The resolution professional (RP) is slated to submit the resolution plan to the Mumbai Bench of the National Company Law Tribunal (NCLT) on March 5, 2020, according to the people involved in the process of sale of the firms — RCom, Reliance Telecom Infrastructure, and Reliance Infratel, which houses the tower and fibre assets.

The consortium of 38 lenders is hoping to recover a substantial portion of the secured debt worth Rs 33,000 crore from the process. Lenders to Bhushan Steel and Essar Steel had recovered 63 per cent and 60 per cent, respectively, according to data available on the website of Insolvency and Bankruptcy Board of India (IBBI). 

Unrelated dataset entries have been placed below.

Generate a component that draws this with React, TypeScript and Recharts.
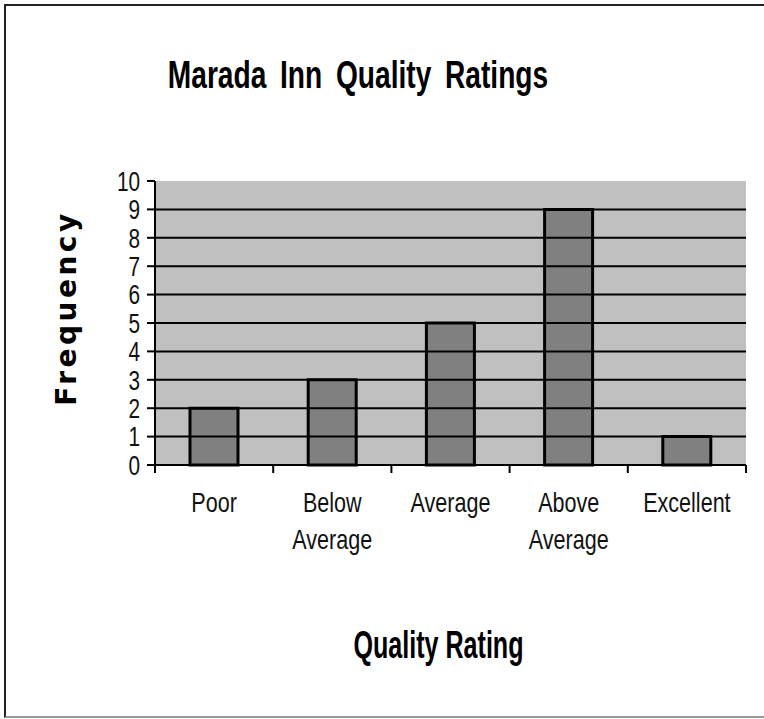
import { BarChart, Bar, XAxis, YAxis, CartesianGrid, ReferenceLine, Label } from 'recharts'

const categories = ['Poor', 'Below Average', 'Average', 'Above Average', 'Excellent']
const frequency = [2, 3, 5, 9, 1]
const yTicks = [0, 1, 2, 3, 4, 5, 6, 7, 8, 9, 10]

const data = categories.map((c, i) => ({ rating: c, freq: frequency[i] }))

// no narrow font installed, so squeeze Liberation Sans horizontally
const FONT = "'Liberation Sans', Arial, sans-serif"
const SQUEEZE = 0.77
const TICK = 8

// category label plus tick marks on the category boundaries (Excel style)
function CategoryTick(props: any) {
    const { x, y, payload, index, visibleTicksCount, width } = props
    const half = payload.offset || width / visibleTicksCount / 2
    const lines = String(payload.value).split(' ')
    return (
        <g>
            <line x1={x - half} x2={x - half} y1={y - TICK} y2={y} stroke="#000" strokeWidth={2} />
            {index === visibleTicksCount - 1 && (
                <line x1={x + half} x2={x + half} y1={y - TICK} y2={y} stroke="#000" strokeWidth={2} />
            )}
            <text transform={`translate(${x} ${y}) scale(${SQUEEZE} 1)`} textAnchor="middle"
                fontFamily={FONT} fontSize={28} fill="#111">
                {lines.map((l: string, i: number) => (
                    <tspan key={i} x={0} dy={i === 0 ? 39 : 37}>{l}</tspan>
                ))}
            </text>
        </g>
    )
}

function ValueTick(props: any) {
    const { x, y, payload } = props
    return (
        <text transform={`translate(${x} ${y}) scale(${SQUEEZE} 1)`} textAnchor="end"
            fontFamily={FONT} fontSize={27} fill="#111" dy="0.36em">
            {payload.value}
        </text>
    )
}

export default function App() {
    return (
        <div style={{ position: 'absolute', left: 0, top: 0, width: 764, height: 719, background: '#fff', overflow: 'hidden' }}>
            <div style={{
                position: 'absolute', left: 4, top: 4, width: 760, height: 710,
                borderLeft: '2px solid #222', borderTop: '2px solid #222', borderBottom: '2px solid #999',
            }} />
            <div style={{
                position: 'absolute', left: 0, width: 716, top: 54, textAlign: 'center',
                fontFamily: FONT, fontWeight: 'bold', fontSize: 38, color: '#000', wordSpacing: 8,
                transform: 'scaleX(0.74)',
            }}>
                Marada Inn Quality Ratings
            </div>
            <div style={{ position: 'absolute', left: 0, top: 0 }}>
                <BarChart width={764} height={719} data={data}
                    margin={{ top: 181, right: 18, bottom: 118, left: 95 }}>
                    <CartesianGrid horizontal={false} vertical={false} fill="#c0c0c0" />
                    {yTicks.filter((t) => t > 0 && t < 10).map((t) => (
                        <ReferenceLine key={t} y={t} stroke="#000" strokeWidth={2} />
                    ))}
                    <XAxis dataKey="rating" height={136} tick={<CategoryTick />}
                        axisLine={{ stroke: '#000', strokeWidth: 2 }} tickLine={false}
                        tickSize={TICK} tickMargin={0} interval={0}>
                        <Label content={({ viewBox }: any) => (
                            <text transform={`translate(${viewBox.x + viewBox.width / 2 - 12} ${viewBox.y + 193}) scale(0.66 1)`}
                                textAnchor="middle" fontFamily={FONT} fontWeight="bold" fontSize={38} fill="#000">
                                Quality Rating
                            </text>
                        )} />
                    </XAxis>
                    <YAxis domain={[0, 10]} ticks={yTicks} interval={0} width={60} tickSize={TICK}
                        axisLine={{ stroke: '#000', strokeWidth: 2 }} tickLine={{ stroke: '#000', strokeWidth: 2 }}
                        tick={<ValueTick />} tickMargin={7}>
                        <Label content={({ viewBox }: any) => (
                            <text transform={`translate(${viewBox.x - 29}, ${viewBox.y + viewBox.height / 2 - 15}) rotate(-90)`}
                                textAnchor="middle" dominantBaseline="central" fontFamily="'DejaVu Sans', sans-serif"
                                fontWeight="bold" fontSize={28} letterSpacing={3.5} fill="#000">
                                Frequency
                            </text>
                        )} />
                    </YAxis>
                    <Bar dataKey="freq" fill="#808080" stroke="#000" strokeWidth={3}
                        barSize={48} isAnimationActive={false} />
                </BarChart>
            </div>
        </div>
    )
}
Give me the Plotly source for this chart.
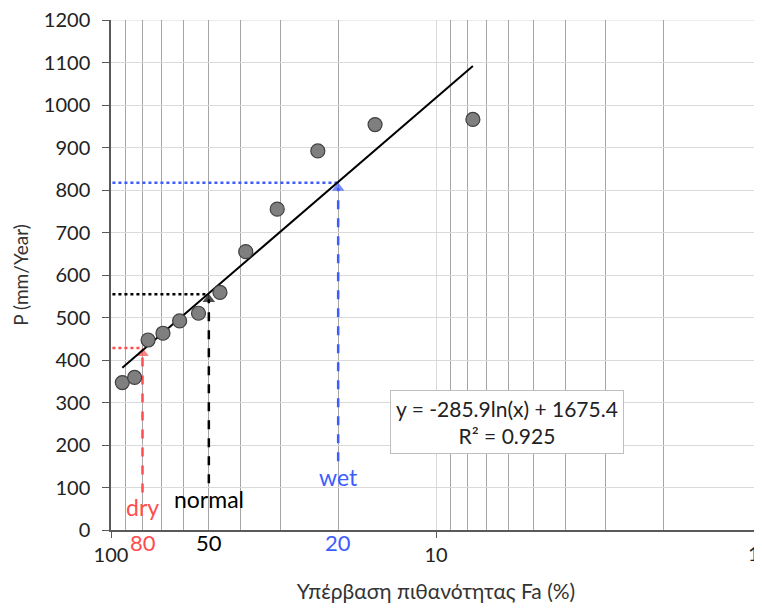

Mukesh Ambani’s Reliance Jio Infocomm and Delhi-based UV Asset Reconstruction Company (UVARC) have emerged the highest bidders for the assets of RCom and its subsidiaries. The combined bid amount is Rs 21,000 crore.

RCom was referred to the NCLT in May last year after an offer from Reliance Jio to buy its assets did not find favour with the creditors. The conditions imposed by the Department of Telecommunications (DoT) too were a hindrance. 

According to the people close to the matter, Jio, is willing to pay Rs 4,700 crore for the tower and fibre assets of Reliance Infratel. UVARC has offered to pay about Rs 16,000 crore for the spectrum, real estate, and enterprise and data centre businesses of RCom and Reliance Telecom, which houses these assets. 

The bidders are believed to have committed themselves to paying 30 per cent of the proceeds within 90 days from the completion of the process.

The banks are expecting that they will be able to salvage much more than what they did from Aircel, where the winning bid was only for Rs 150 crore. The deal is still not cleared. 

Reliance Jio last year signed an agreement to buy RCom’s assets including 43,000 telecom towers, 178,000 kilometres of fibre network across the country, and spectrum, for around Rs 25,000 crore. However, the deal did not fructify because the DoT insisted that Jio’s or RCom’s promoters give an undertaking that they would be responsible for clearing the dues of the past. Relinace Jio refused to give an undertaking. 

Even the creditors could not reach a consensus on whether to clear the asset sale. Consequently, RCom went to the NCLT.